I was not surprised when the news broke that Che had suddenly disappeared and it was said that he had set out on a wider mission. He was not made for a desk. He was a permanent revolutionary. Even Cuba may have become too sedate for his taste. In the early years of the Castro regime, when heretical communist and anti-communist works could still be seen in Havana’s book stores and there was still some faint hope of a peaceful settlement with the US, Latin exiles who had come to Cuba for support already began to complain that there was a palpable cooling off of revolutionary ardour. Like the Polish Jacobins come fruitlessly for aid to revolutionary Paris, they began to feel that the interests of the new state in the international order had begun to blur revolutionary fraternity. For the revolution, as for the church, the world is full of snares and pitfalls: the unavoidable minimum of intercourse with things-as-they-are, the need for trade to earn one’s bread, th necessity for some diplomatic relations, the lure of friendly hands in ideologically repugnant places (like Franco’s to Castro), and the logic of statecraft which demands weapons, technology, compromise and duplicity. With the assumption of temporal power, the Revolution, like the Church, enters into a state of sin. One can easily imagine how this slow erosion of pristine virtue must have troubled Che. He was not a Cuban and could not be satisfied with building freedom from Yanqui Imperialism in one Latin country only. He thought in continental terms. In a sense he was, like some early saint, taking refuge in the desert. Only there could the purity of the faith be safeguarded from the unregenerate revisionism of human nature.
Che will live with Bolivar and Juarez among the heroes of the Latin hemisphere. His little book on guerrilla war has become not only a bible for revolutionaries but the anti-bible of the Green Berets of Fort Bragg where John F. Kennedy initiated the training of Special Forces as the Janissaries of the counter-revolution. But few in my own country pay much attention to those sober reflections with which Che begins his practical and unrhetorical little handbook. He says that where there is some hope of peaceful change, even if only the simulacrum of democracy, the conditions are not yet ripe for successful guerrilla action. This is in perfect accord with the ideology of 1776, but everywhere, out of politically mindless military logic or anti-communist panic, we ourselves — as most recently in Greece — lay down the welcome mat for our adversaries.
I have always felt there was something anachronistic in Castro’s Cuba and in Che's mission to build a new and bigger Sierra Maestra in the Andes. The musical accompaniment of the Castro revolution was Chopin and the spirit of Garibaldi hung over it. It had all the naïve hopefulness and humanitarian faith of the 19th century. It had not heard of Hiroshima or of IBM’s new Sinai, the computer.
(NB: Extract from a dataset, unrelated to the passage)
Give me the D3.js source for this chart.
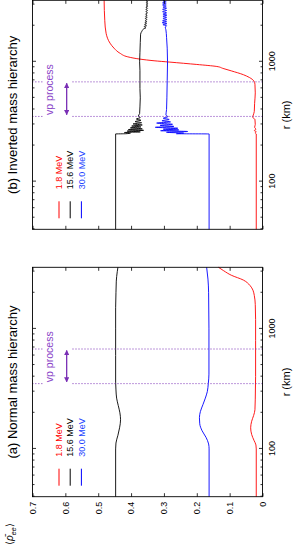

The hard realities of the hemisphere are very different from the revolutionary clichés of Castroism. How to create new managerial and scientific cadres to replace the old oligarchies and American aid? How do you inspire and organise for hard work over many hungry years an illiterate mass quite different in its conditioning and past from, let us say, the immemorially productive people of China? For after the music of the revolution dies down, everybody still has to go to work.
There are riches at hand easily seized, but how do you cash in the swag? If you expropriate US oil in Venezuela, how do you sell it in a world where the cartel controls the tankers and the outlets, and the Soviet bloc has surpluses of its own to sell? If you expropriate US copper in Chile, how do you refine and sell it under US blockade or attack? How many Cubans can Moscow support in a style to which they would otherwise never hope to become accustomed? How do you persuade to the revolutionary course men of good will appalled by the harvest of hatred in our time — the crematoriums, the liquidation of the kulaks, Hiroshima and Nagasaki? These mass murders were committed under the influence of some vision that this was the way to the earthly paradise. How convince us that a New World can only be built after another outburst of bloodshed?
I recognise the Shelleyan purity of Che’s intentions. I mourn the prospect that he may be dead. I welcome the fact that new Che's will spring up to carry on his work - for without the fear of revolutionary challenges neither the Latin oligarchy nor Washington will make peaceful change possible. But I believe their success would be out of all proportion to the terrible cost, and I believe this romantic handful underestimates the power, flexibility and intelligence of the American colossus. Yet when I see the follies my beloved country cornmiss in Vietnam and elsewhere, the billions we spend on ‘defence’, while hate, misery and despair build up to volcanic proportions in our black slums, I wonder whether Che’s long-range estimates may not prove more realistic than mine. Lyndon Johnson may precipitate what Che Guevera alone could never accomplish.